Like many other women do, I "volunteered" my husband, Christopher, to come along on a shopping expedition to Wrentham one Sunday. It was raining, and the traffic crawled at a stately pace, thanks to the New England Patriots, who were playing a home game just a few exits away.

Wrentham is a destination development built explicitly for daylong spending sprees -- a strip mall-cum-faux village with shops in identical buildings, formed into five courtyards with names like Liberty, Patriot, and Colonial. All the courtyards open up onto the pseudo-small town "Wrentham Street."

A quick check of the directory at the entrance let us know that the two restaurants were at the other end of Wrentham Street, and we marched past scores of stores on our way to lunch: Versace, Wedgwood, Ralph Lauren, Barneys, Jones New York, Etienne Aigner, Hugo Boss, Off 5th - Saks Fifth Avenue Outlet, indeed.

Unfortunately, the luxe atmosphere did not extend to the restaurants. Our choices, Ruby Tuesday's and Friendly's, were pedestrian, but because they were the only options aside from the busy food court, the wait was 45 minutes.

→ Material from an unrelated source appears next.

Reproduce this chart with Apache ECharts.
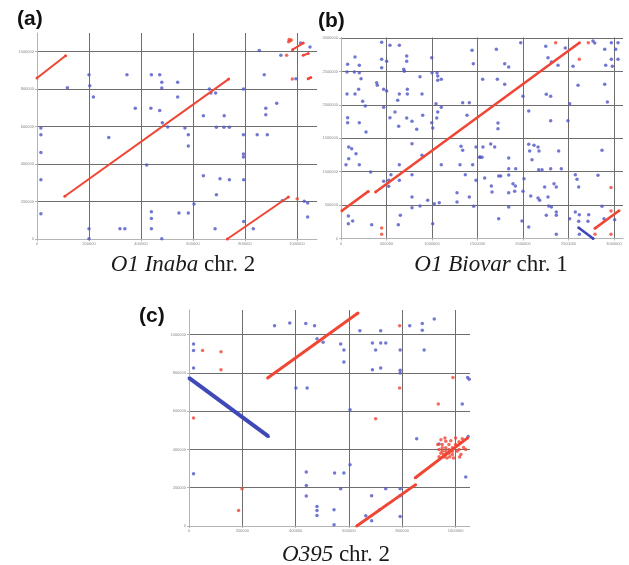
<!DOCTYPE html>
<html>
<head>
<meta charset="utf-8">
<script src="https://cdn.jsdelivr.net/npm/echarts@6/dist/echarts.min.js"></script>
<style>
  html, body { margin: 0; padding: 0; background: #fff; }
  #chart { width: 629px; height: 565px; }
</style>
</head>
<body>
<div id="chart"></div>
<script>
// values are in kb, multiplied to bp when the series are built
// (a) O1 Inaba chr. 2
var aBlue = [[15,592],[15,556],[15,462],[15,316],[15,135],[117,807],[200,876],[203,818],[217,757],[200,55],[200,2],
    [276,542],[319,55],[338,55],[346,876],[378,697],[422,395],[440,876],[438,697],[440,146],[440,110],[440,55],
    [472,876],[472,686],[480,836],[480,805],[482,620],[480,2],[503,597],[541,836],[541,757],[546,139],
    [569,592],[582,556],[582,496],[582,139],[604,187],[640,658],[640,338],[663,800],[669,779],[687,779],
    [690,596],[719,596],[740,596],[720,658],[704,322],[740,316],[690,236],[685,55],
    [794,800],[794,556],[794,453],[794,437],[795,316],[795,94],[832,55],[847,556],[886,556],[855,1006],
    [874,876],[880,697],[880,663],[922,724],[938,980],[996,855],[1028,201],[1041,192],[1041,117],
    [1050,1024],[1014,1045],[943,204]];
var aRed = [[973,1058],[968,1052],[978,1062],[970,1064],[960,980],[982,853],[1001,215]];
var aRedRuns = [[[0,859],[110,978]], [[107,228],[737,853]], [[732,0],[967,224]],
    [[983,1010],[1024,1045]], [[1024,980],[1043,989]], [[1043,855],[1053,862]]];
var aBlueRuns = [];

// (b) O1 Biovar chr. 1
var bBlue = [[73,2608],[66,2493],[154,2717],[147,2493],[201,2593],[201,2482],[220,2393],[66,2163],[154,2163],
    [194,2233],[238,2054],[267,1984],[73,1809],[73,1734],[201,1734],[275,1594],[85,1370],[117,1345],[165,1270],
    [85,1195],[55,1105],[201,1105],[326,995],[81,337],[81,222],[128,262],[337,207],
    [447,2937],[447,2682],[447,2557],[502,2652],[538,2892],[641,2892],[392,2332],[399,2293],[469,2233],[502,2208],
    [469,1964],[538,1809],[593,1894],[623,2069],[641,2163],[689,2533],[696,2503],[722,2732],[722,2652],[729,2233],
    [729,2163],[634,1680],[722,1804],[780,1754],[832,1634],[890,2163],[868,2423],[898,1844],[997,2707],[1000,2482],
    [1055,2482],[1063,2433],[1063,2368],[1102,2383],[1044,2018],[1102,1964],[1063,1894],[1052,1804],[997,1734],
    [1008,1654],[1337,2033],[1410,2033],[1385,1844],[780,1419],[890,1245],[1102,1105],[641,1105],[641,871],
    [549,955],[524,871],[524,781],[469,856],[780,955],[780,621],[780,461],[652,347],[630,207],[868,487],[953,572],
    [1008,222],[1025,521],[1080,536],[1337,1320],[1319,1380],[1308,1105],[1366,955],[1447,1105],[1484,1370],
    [1528,1220],[1484,871],[1275,686],[1275,546],[1410,621],[1458,482],[1440,2817],[1454,2617],
    [1707,2832],[1975,2931],[1799,2617],[1843,2567],[1557,2383],[1718,2383],[1799,2308],[2000,2129],[2250,2877],
    [2465,2852],[2275,2707],[2312,2642],[2385,2593],[2550,2578],[2769,2957],[2788,2927],[2898,2832],[2971,2931],
    [3044,2931],[3019,2832],[2971,2682],[3044,2682],[2909,2593],[2982,2578],[2605,2293],[2898,2308],[2927,2043],
    [2256,2158],[2304,2129],[2513,2018],[1725,1729],[1725,1644],[2063,1909],[2304,1764],[2494,1764],[1645,1415],
    [1689,1370],[1560,1370],[1524,1216],[1550,1216],[1843,1205],[2063,1410],[2121,1395],[2165,1370],[2176,1310],
    [2073,1310],[2099,1180],[2392,1310],[2868,1320],[1843,1045],[1920,1045],[2172,1030],[2209,1030],[2304,1045],
    [2421,1045],[1579,906],[1733,936],[1755,936],[1843,951],[1890,821],[1916,786],[2011,896],[1652,786],[1660,696],
    [1843,686],[1909,706],[2000,706],[2085,636],[2165,606],[2183,572],[2238,771],[2341,821],[2366,771],[2275,621],
    [2312,472],[2283,487],[2366,397],[2366,347],[2256,347],[1843,472],[1733,297],[1989,262],[2063,172],[2366,63],
    [2575,955],[2594,886],[2612,771],[2575,397],[2619,357],[2722,357],[2612,257],[2513,297],[2714,257],[2824,946],
    [2868,482],[2890,297],[2619,63],[3008,282]];
var bRed = [[447,157],[447,63],[2359,2931],[2718,2931],[2619,2683],[2967,765],[2967,412],[2967,63],[2791,63]];
var bRedRuns = [[[10,415],[300,705]], [[380,697],[2620,2931]], [[2791,152],[3055,416]]];
var bBlueRuns = [[[2612,160],[2770,0]]];

// (c) O395 chr. 2
var cBlue = [[17,950],[17,917],[17,825],[17,273],[321,1046],[378,1060],[438,1057],[471,1046],[480,978],[503,959],
    [401,721],[443,721],[440,282],[440,212],[440,157],[480,102],[480,81],[480,55],
    [569,950],[581,919],[581,856],[641,1020],[719,1020],[688,956],[719,956],[738,956],[700,919],[688,816],[719,825],
    [792,919],[792,813],[792,799],[828,1046],[875,1057],[875,1022],[882,919],[920,1081],[1045,776],[1051,767],
    [1025,637],[604,607],[854,456],[938,428],[1047,468],[1038,256],[604,320],[546,277],[581,277],[569,195],
    [685,158],[738,195],[792,195],[792,158],[792,50],[544,85],[544,7],[663,54],[685,28],[715,85]];
var cRed = [[51,917],[120,910],[120,816],[17,564],[199,195],[186,81],[790,1046],[790,721],[700,560],[935,637],[990,776],
    [933,425],[938,400],[945,380],[950,425],[950,408],[950,390],[955,373],[958,360],[963,442],[963,408],[963,390],
    [963,373],[968,355],[975,425],[975,400],[975,380],[978,362],[982,445],[988,408],[988,390],[988,373],[992,355],
    [1000,459],[1000,425],[1005,390],[1013,440],[1013,400],[1020,373],[1025,455],[1030,410],[1038,400],[1015,360],
    [945,450],[960,459],[938,362]];
var cRedRuns = [[[295,773],[634,1112]], [[629,0],[850,216]], [[849,252],[1045,460]]];
var cBlueRuns = [[[0,773],[298,468]]];

// axis steps (bp) and extents
var stepA = 200000, stepB = 500000, stepC = 200000;
var maxA = [1077000, 1099000], maxB = [3099000, 3009000], maxC = [1054000, 1128000];

var captions = [
    { it: 'O1 Inaba', rest: ' chr. 2', x: 183, y: 265 },
    { it: 'O1 Biovar', rest: ' chr. 1', x: 491, y: 265 },
    { it: 'O395', rest: ' chr. 2', x: 336, y: 555 }
];
var panelLetters = [
    { t: '(a)', x: 17, y: 9 },
    { t: '(b)', x: 318, y: 11 },
    { t: '(c)', x: 139, y: 306 }
];

var BLUE = '#4f56c6', RED = '#f04634';

function kb(list) {
    return list.map(function(p) { return [p[0] * 1000, p[1] * 1000]; });
}

function makeAxis(gi, max, step, isX) {
    return {
        type: 'value', gridIndex: gi, min: 0, max: max, interval: step,
        axisLine: { show: true, onZero: false, lineStyle: { color: '#b4b4b4', width: 1 } },
        axisTick: { show: true, length: 2, lineStyle: { color: '#b4b4b4' } },
        axisLabel: {
            show: true, fontSize: 4, color: '#8a8a8a', margin: isX ? 3 : 3,
            showMaxLabel: false,
            formatter: function(v) { return String(v); }
        },
        splitLine: { show: true, showMinLine: false, showMaxLine: false, lineStyle: { color: '#6e6e6e', width: 1 } }
    };
}

var series = [];
function addPanel(gi, blue, red, redRuns, blueRuns, runWidth, blueWidth) {
    series.push({
        type: 'scatter', xAxisIndex: gi, yAxisIndex: gi, data: kb(blue),
        symbolSize: 3.5, itemStyle: { color: BLUE }, silent: true, z: 3
    });
    redRuns.forEach(function(run) {
        series.push({
            type: 'line', xAxisIndex: gi, yAxisIndex: gi, data: kb(run),
            showSymbol: true, symbol: 'circle', symbolSize: 3, itemStyle: { color: RED },
            lineStyle: { color: RED, width: runWidth }, silent: true, z: 4
        });
    });
    blueRuns.forEach(function(run) {
        series.push({
            type: 'line', xAxisIndex: gi, yAxisIndex: gi, data: kb(run),
            showSymbol: true, symbol: 'circle', symbolSize: 3, itemStyle: { color: '#3e48b8' },
            lineStyle: { color: '#3e48b8', width: blueWidth }, silent: true, z: 4
        });
    });
    series.push({
        type: 'scatter', xAxisIndex: gi, yAxisIndex: gi, data: kb(red),
        symbolSize: 3.5, itemStyle: { color: RED }, silent: true, z: 5
    });
}
addPanel(0, aBlue, aRed, aRedRuns, aBlueRuns, 2, 3);
addPanel(1, bBlue, bRed, bRedRuns, bBlueRuns, 2.6, 2.6);
addPanel(2, cBlue, cRed, cRedRuns, cBlueRuns, 3, 4);

var graphics = [];
captions.forEach(function(c) {
    graphics.push({
        type: 'text', x: c.x, y: c.y,
        style: {
            text: '{i|' + c.it + '}' + c.rest,
            align: 'center', verticalAlign: 'middle',
            fontFamily: 'Liberation Serif', fontSize: 23, fill: '#1a1a1a',
            rich: { i: { fontStyle: 'italic', fontFamily: 'Liberation Serif', fontSize: 23, fill: '#1a1a1a' } }
        }
    });
});
panelLetters.forEach(function(p) {
    graphics.push({
        type: 'text', x: p.x, y: p.y,
        style: { text: p.t, fontFamily: 'Liberation Sans', fontWeight: 'bold', fontSize: 21, fill: '#111' }
    });
});

var chart = echarts.init(document.getElementById('chart'), null, { renderer: 'canvas' });
chart.setOption({
    animation: false,
    backgroundColor: '#fff',
    grid: [
        { left: 37, top: 33, width: 280, height: 206 },
        { left: 341, top: 37.5, width: 282, height: 201 },
        { left: 189, top: 310, width: 281, height: 216 }
    ],
    xAxis: [makeAxis(0, maxA[0], stepA, true), makeAxis(1, maxB[0], stepB, true), makeAxis(2, maxC[0], stepC, true)],
    yAxis: [makeAxis(0, maxA[1], stepA, false), makeAxis(1, maxB[1], stepB, false), makeAxis(2, maxC[1], stepC, false)],
    series: series,
    graphic: graphics
});
</script>
</body>
</html>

We used the lag time to pop into the Williams-Sonoma Marketplace, which sells goods from Williams-Sonoma and sister stores Pottery Barn and Hold Everything, and soon realized that we would have been better off using the time to plan a strategy. There was no way even a dedicated shopper could do a complete survey of these 170 stores in just one day. Suddenly, I understood why so many people took advantage of some local hotels' "Stay and Shop" packages.

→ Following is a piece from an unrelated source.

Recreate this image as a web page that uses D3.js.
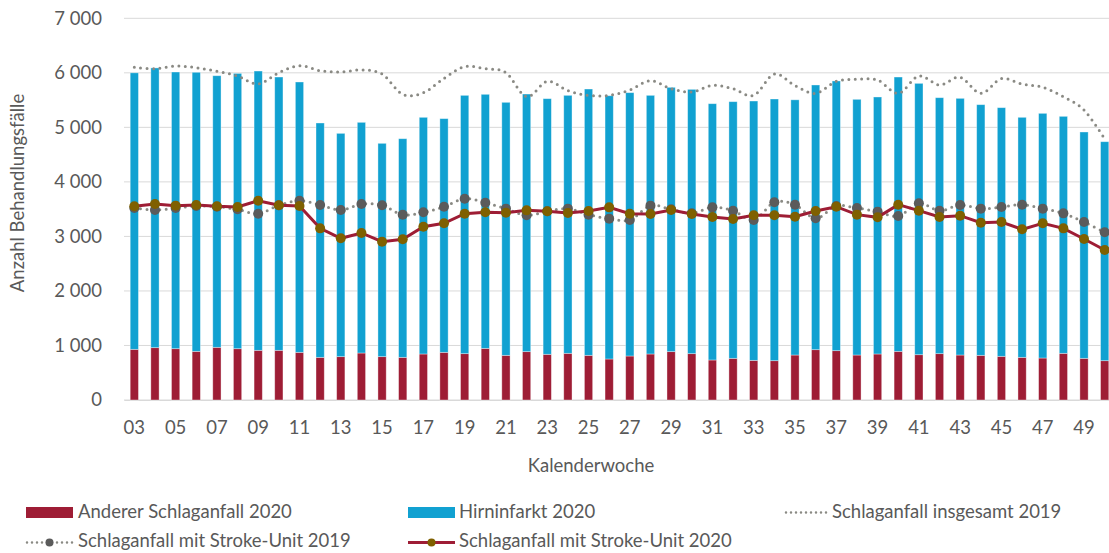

As the day progressed, we came to appreciate the thoughtful people who had created the tidy little town. Covered walkways kept the cold drizzle off our heads. Wide sidewalks let us maneuver around other shoppers. Five bathrooms meant there was never a line, and the stalls are wide enough for several shopping bags. Parents toting small children can rent strollers for $3 an hour.

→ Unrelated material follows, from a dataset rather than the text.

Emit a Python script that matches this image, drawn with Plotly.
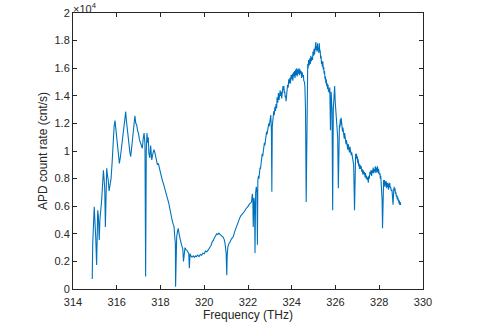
import plotly.graph_objects as go

# APD count rate vs frequency in five pieces

# left hump
freq_left = [
    314.88, 314.90, 314.97, 315.00, 315.04, 315.08, 315.11, 315.13, 315.16, 315.20,
    315.23, 315.25, 315.28, 315.31, 315.35, 315.39, 315.42, 315.45, 315.48, 315.51,
    315.54, 315.58, 315.61, 315.65, 315.69, 315.74, 315.79, 315.84, 315.88, 315.92,
    315.95, 315.99, 316.04, 316.08, 316.12, 316.17, 316.22, 316.27, 316.32, 316.37,
    316.41, 316.44, 316.48, 316.52, 316.55, 316.60, 316.64, 316.68, 316.71, 316.76,
    316.80, 316.83, 316.87, 316.91, 316.95, 316.99, 317.04, 317.09, 317.13, 317.17,
    317.21, 317.25, 317.29, 317.32, 317.35, 317.38, 317.41, 317.44, 317.47, 317.51,
    317.55, 317.60, 317.65, 317.70, 317.74, 317.78, 317.82, 317.86, 317.90, 317.94,
]
counts_left = [
    720, 3200, 5960, 5200, 3670, 1740, 4500, 5700, 5300, 3550,
    5000, 5600, 5900, 6450, 7500, 8600, 8000, 7300, 4500, 7500,
    8750, 8200, 7900, 7100, 7600, 8000, 9200, 10800, 11800, 12200,
    11700, 11200, 10100, 9500, 9100, 9600, 10200, 11000, 11650, 12300,
    12850, 12200, 11600, 10900, 10300, 9900, 9600, 10300, 11000, 11800,
    12300, 12550, 12000, 11900, 11500, 11300, 10800, 10500, 10300, 10200,
    10900, 11300, 10500, 900, 10000, 11300, 10600, 11000, 9800, 9500,
    10400, 9350, 9800, 10100, 9900, 9500, 9400, 9000, 9100, 8800,
]

# fall, valley and first rise
freq_mid = [
    317.98, 318.03, 318.08, 318.13, 318.18, 318.23, 318.28, 318.33, 318.38, 318.43,
    318.48, 318.53, 318.58, 318.62, 318.65, 318.68, 318.69, 318.71, 318.74, 318.78,
    318.81, 318.85, 318.89, 318.93, 318.98, 319.02, 319.05, 319.08, 319.12, 319.16,
    319.21, 319.26, 319.29, 319.32, 319.35, 319.39, 319.44, 319.50, 319.55, 319.60,
    319.65, 319.70, 319.76, 319.82, 319.88, 319.94, 320.00, 320.06, 320.12, 320.19,
    320.25, 320.31, 320.36, 320.41, 320.46, 320.51, 320.57, 320.62, 320.67, 320.72,
    320.77, 320.82, 320.87, 320.91, 320.95, 321.00, 321.03, 321.05, 321.08, 321.13,
    321.18, 321.23, 321.28, 321.33, 321.38, 321.44, 321.50, 321.56, 321.61, 321.67,
    321.73, 321.79, 321.85, 321.90, 321.96, 322.01, 322.06, 322.11, 322.16, 322.20,
]
counts_mid = [
    8500, 8200, 7900, 7650, 7400, 7100, 6800, 6500, 6200, 5700,
    5300, 5000, 4700, 4500, 3800, 3300, 170, 3100, 3800, 4200,
    4400, 4000, 3550, 3400, 3100, 2900, 2000, 2800, 3000, 2850,
    2800, 2650, 2600, 1500, 2550, 2400, 2300, 2400, 2300, 2400,
    2350, 2450, 2350, 2500, 2450, 2600, 2550, 2750, 2700, 2850,
    3000, 3150, 3400, 3500, 3700, 3850, 4000, 3950, 4050, 3950,
    3900, 3850, 3750, 3600, 3300, 2600, 1000, 2500, 3050, 3300,
    3400, 3600, 3700, 3800, 4100, 4350, 4600, 5000, 5100, 5300,
    5400, 5500, 5650, 5800, 5900, 6000, 6150, 6250, 6300, 6900,
]

# steep rise to the main peak
freq_rise = [
    322.22, 322.24, 322.27, 322.30, 322.32, 322.35, 322.38, 322.41, 322.43, 322.45,
    322.48, 322.50, 322.52, 322.55, 322.57, 322.60, 322.62, 322.65, 322.67, 322.70,
    322.72, 322.75, 322.77, 322.80, 322.82, 322.85, 322.87, 322.90, 322.92, 322.95,
    322.97, 323.00, 323.02, 323.04, 323.07, 323.09, 323.11, 323.14, 323.18, 323.20,
    323.23, 323.26, 323.28, 323.31, 323.33, 323.36, 323.39, 323.42, 323.44, 323.47,
    323.49, 323.52, 323.54, 323.56, 323.58, 323.60, 323.62, 323.64, 323.66, 323.68,
    323.70, 323.72, 323.74, 323.76, 323.78, 323.81, 323.84, 323.86, 323.89, 323.92,
    323.94, 323.97, 324.00, 324.03, 324.05, 324.08, 324.10, 324.13, 324.15, 324.18,
    324.20, 324.23, 324.25, 324.28, 324.30, 324.33, 324.35, 324.38, 324.40, 324.43,
    324.45, 324.48, 324.50, 324.53, 324.55, 324.58, 324.60,
]
counts_rise = [
    6500, 4500, 6600, 6200, 2600, 7000, 7400, 7000, 3200, 7900,
    8200, 8000, 8600, 8800, 8700, 9300, 9100, 9800, 9600, 10200,
    10000, 10600, 10400, 11000, 10800, 11400, 11200, 11700, 11500, 12000,
    11800, 12300, 12100, 12600, 11500, 7050, 11800, 12500, 12900, 12600,
    13200, 12900, 13400, 13100, 13900, 13500, 14200, 13700, 13900, 14400,
    14000, 14300, 13800, 14100, 14300, 14700, 14400, 14700, 14200, 14300,
    13900, 14000, 13600, 14100, 14300, 14800, 14600, 15200, 14900, 15300,
    14900, 15500, 15200, 15600, 15100, 15700, 15400, 15800, 15300, 15900,
    15500, 16000, 15400, 15900, 15600, 16000, 15500, 15900, 15600, 15800,
    15300, 15700, 15400, 15500, 15100, 15000, 14700,
]

# main peak with its dips
freq_peak = [
    324.63, 324.66, 324.69, 324.71, 324.73, 324.75, 324.77, 324.80, 324.82, 324.85,
    324.87, 324.90, 324.92, 324.95, 324.97, 325.00, 325.02, 325.04, 325.06, 325.08,
    325.10, 325.12, 325.14, 325.16, 325.18, 325.20, 325.22, 325.24, 325.26, 325.28,
    325.30, 325.32, 325.34, 325.36, 325.38, 325.40, 325.42, 325.44, 325.46, 325.48,
    325.50, 325.52, 325.54, 325.56, 325.58, 325.60, 325.62, 325.64, 325.66, 325.68,
    325.70, 325.72, 325.74, 325.77, 325.80, 325.84, 325.87, 325.90, 325.93, 325.96,
    325.99, 326.03, 326.07, 326.10, 326.13,
]
counts_peak = [
    13000, 6300, 13500, 15800, 16300, 16000, 16600, 16200, 16700, 16300,
    16900, 16500, 16800, 16600, 17200, 16900, 17400, 17000, 17300, 17600,
    17900, 17300, 17600, 17200, 17800, 17300, 17500, 17100, 17800, 17200,
    17300, 16700, 16900, 16300, 16500, 16100, 16500, 15900, 16100, 15600,
    15800, 15200, 15400, 14900, 15200, 14700, 14900, 14500, 14800, 14300,
    14500, 14200, 14600, 11500, 14300, 13000, 5700, 13000, 14400, 14700,
    13500, 12700, 12000, 11000, 7300,
]

# slow tail to the right
freq_tail = [
    326.16, 326.18, 326.20, 326.22, 326.24, 326.26, 326.28, 326.30, 326.32, 326.34,
    326.36, 326.38, 326.40, 326.42, 326.44, 326.46, 326.48, 326.50, 326.52, 326.54,
    326.56, 326.58, 326.60, 326.62, 326.64, 326.66, 326.68, 326.70, 326.72, 326.74,
    326.76, 326.78, 326.80, 326.83, 326.87, 326.90, 326.92, 326.94, 326.96, 326.98,
    327.00, 327.02, 327.04, 327.06, 327.08, 327.10, 327.12, 327.15, 327.17, 327.20,
    327.22, 327.25, 327.27, 327.30, 327.32, 327.35, 327.37, 327.40, 327.42, 327.45,
    327.47, 327.50, 327.52, 327.55, 327.57, 327.60, 327.62, 327.65, 327.67, 327.70,
    327.72, 327.75, 327.77, 327.80, 327.82, 327.85, 327.87, 327.90, 327.92, 327.95,
    327.97, 328.00, 328.03, 328.05, 328.07, 328.09, 328.11, 328.13, 328.15, 328.18,
    328.20, 328.22, 328.24, 328.26, 328.28, 328.30, 328.32, 328.34, 328.36, 328.38,
    328.40, 328.42, 328.44, 328.46, 328.48, 328.50, 328.52, 328.55, 328.58, 328.60,
    328.63, 328.66, 328.68, 328.70, 328.72, 328.74, 328.76, 328.78, 328.80, 328.82,
    328.84, 328.86, 328.88, 328.90, 328.92, 328.94, 328.96, 328.98,
]
counts_tail = [
    11200, 11900, 11700, 12300, 11900, 12400, 11800, 12000, 11400, 11700,
    11200, 11500, 10900, 11300, 10700, 11000, 10500, 10800, 10300, 10600,
    10100, 10500, 10200, 10400, 9900, 10300, 9900, 10100, 9700, 9900,
    9600, 9800, 9400, 9000, 5700, 9200, 9800, 9500, 9800, 9400,
    9600, 9100, 9400, 8900, 9100, 8700, 9000, 8700, 8900, 8500,
    8700, 8300, 8600, 8300, 8500, 8100, 8400, 8000, 8200, 7900,
    8100, 7700, 8200, 8000, 8500, 8300, 8600, 8200, 8600, 8400,
    8800, 8400, 8700, 8500, 8900, 8400, 8800, 8500, 8900, 8400,
    8700, 8300, 8400, 8000, 8200, 7600, 7000, 6500, 4400, 7200,
    7900, 7500, 7900, 7400, 7800, 7500, 7800, 7300, 7700, 7400,
    7700, 7200, 7600, 7400, 7700, 7300, 7400, 7100, 7200, 6800,
    6100, 7100, 7400, 7100, 7300, 6900, 7000, 6700, 6800, 6500,
    6700, 6400, 6500, 6200, 6400, 6100, 6300, 6100,
]

freq = freq_left + freq_mid + freq_rise + freq_peak + freq_tail
counts = counts_left + counts_mid + counts_rise + counts_peak + counts_tail

x_ticks = [314, 316, 318, 320, 322, 324, 326, 328, 330]
y_ticks = [0, 2000, 4000, 6000, 8000, 10000, 12000, 14000, 16000, 18000, 20000]
y_ticktext = ['0', '0.2', '0.4', '0.6', '0.8', '1', '1.2', '1.4', '1.6', '1.8', '2']

axis_col = '#262626'

fig = go.Figure()
fig.add_trace(go.Scatter(x=freq, y=counts, mode='lines',
                         line=dict(color='#0072BD', width=1.1)))

fig.update_layout(
    width=479, height=326,
    margin=dict(l=73, r=56, t=13, b=37),
    paper_bgcolor='white', plot_bgcolor='white',
    showlegend=False,
    font=dict(family='Liberation Sans, Arial, sans-serif', size=11, color=axis_col),
)
fig.update_xaxes(
    range=[314, 330], tickvals=x_ticks, ticks='inside', ticklen=4,
    ticklabelstandoff=3,
    showline=True, linecolor=axis_col, linewidth=1, mirror='ticks',
    tickcolor=axis_col, showgrid=False, zeroline=False, automargin=False,
    title=dict(text='Frequency (THz)', font=dict(size=12), standoff=2),
)
fig.update_yaxes(
    range=[0, 20000], tickvals=y_ticks, ticktext=y_ticktext, ticks='inside', ticklen=4,
    showline=True, linecolor=axis_col, linewidth=1, mirror='ticks',
    tickcolor=axis_col, showgrid=False, zeroline=False, automargin=False,
    title=dict(text='APD count rate (cnt/s)', font=dict(size=12), standoff=4),
)
fig.add_annotation(text='×10<sup>4</sup>', xref='paper', yref='paper', x=0, y=1,
                   xanchor='left', yanchor='bottom', showarrow=False,
                   font=dict(size=11, color=axis_col), xshift=-2, yshift=-4)

# page body has an 8px default margin; drop it so the figure sits at 0,0
fig.write_html('out.html', config={'displayModeBar': False},
               post_script="document.body.style.margin='0';")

In Izod, we realized a little bit of research could have saved us cash as well as time. As I bought visors for my mother, the cashier asked if we had a AAA card. "It will save you another 10 percent." As it turned out, a AAA card will get some kind of discount at more than 100 of the stores, including 15 percent off at Black & Decker, where I had just bought a chainsaw for my father.

On our way to the information booth to pick up a AAA application (and see if we couldn't get retroactive discounts), we were surprised to hear live singing. Nicole Ware of Beverly was belting out show tunes from the doorway of the Fudgery, luring people in with the promise of free samples and fudge demonstrations.

Unfortunately, we caught her on one of her last weekends before she left Wrentham for Berklee College of Music. But while it lasted, in a complex designed to anticipate your every need, the one unplanned moment was the sweetest.

Freeport, Maine

The next weekend, my husband begged off the second part of my outlet experience. So I enlisted my friend Nikki, who buys everything off the World Wide Web -- even groceries -- and we set out for Freeport, Maine, where the outlet shopping could not have been more different from Wrentham's. Beginning with the food.

The lobster rolls at Old World Gourmet, a tiny deli on Route 1, are a full quarter pound of lobster meat, lightly dressed with a touch of mayo and served on a warm crispy roll. On a late-autumn day, with a cold breeze blowing salty air in from the ocean, the rolls made for a happy bite of summer.

Unlike Wrentham, Freeport is not a planned complex. There's no need to project a faux small town feel, because this is a real small town, albeit one that has become something of an outlet mecca, thanks to L.L. Bean, the world-famous outdoor products store. Abercombie & Fitch occupies a lovely 1905 building that once housed the Carnegie-built public library. Offbeat shops like The Mangy Moose stand cheek-by-jowl with international chains like Polo Ralph Lauren. Old houses with screened porches serve as B&Bs on Main Street. And you won't find any Versace, Barneys, or Hugo Boss here -- too New York for this Yankee setting. (You will find names, though, that aren't usually associated with outlet centers -- DownEast Treasures with Thomas Kinkade, the Freeport Knife Co., and Thos. Moser Cabinetmakers.)

However, the real-deal atmosphere also means that there are no covered walkways and no conveniently located bathrooms. And, as we discovered right away, you could certainly use a map, which you can pick up at any shop or order in advance from www.freeportusa.com. Only about half of the shops face Route 1, while the rest are tucked into side streets or are even miles from the center of town. We totally missed Cuddledown of Maine, for instance, which turned out to be much closer to where we ate lunch than to where we parked the car.

Like most everyone else, we parked in one of the huge lots behind the Bean store, where the lots are named for wildlife (we parked in Moose) and license plates from Wyoming to Alabama showed that many people had driven a lot farther than we to explore L.L. Bean.

The sprawling complex of the flagship store is more amusement park than shop. A huge, two-story Bean boot marked the entrance, and inside were a trout pond, a "rock" ramp for testing climbing boots, and a nest of huge dog beds for napping in the corner of the children's department. The Dew Drop Inn offers pastries, soup, and hot cider.

For all that, however, the main store is not an outlet. Shoppers can expect to pay full price for everything. Procrastinators and insomniacs may take advantage of the fact that Bean is open 24 hours a day, every day, but bargain hunters head down the hill to the Factory Store.

There, we found rows of backpacks, bins of tote bags, and racks of flannel pajamas -- all at fire-sale prices. Why was otherwise top-quality merchandise going at such a discount? Monograms. L.L. Bean customers can -- and do -- return any item for any reason, even if it's monogrammed or engraved. I spent a busy 20 minutes rooting through the canvas tote bags until I found one with my sister-in-law's initials on it. Nikki contemplated buying a toboggan engraved with "Love Grandma and Grampy -- Christmas 2001." We just couldn't figure out how to get it in the car.

As we drove home in the twilight, with sore feet and a trunk full of presents, we decided that if shopping on Boston's Newbury Street is a walk in the park, then outlet shopping -- at a faux small town or a real one -- is a three-day hike in the White Mountains. You need planning, provisions, and a comfortable pair of shoes.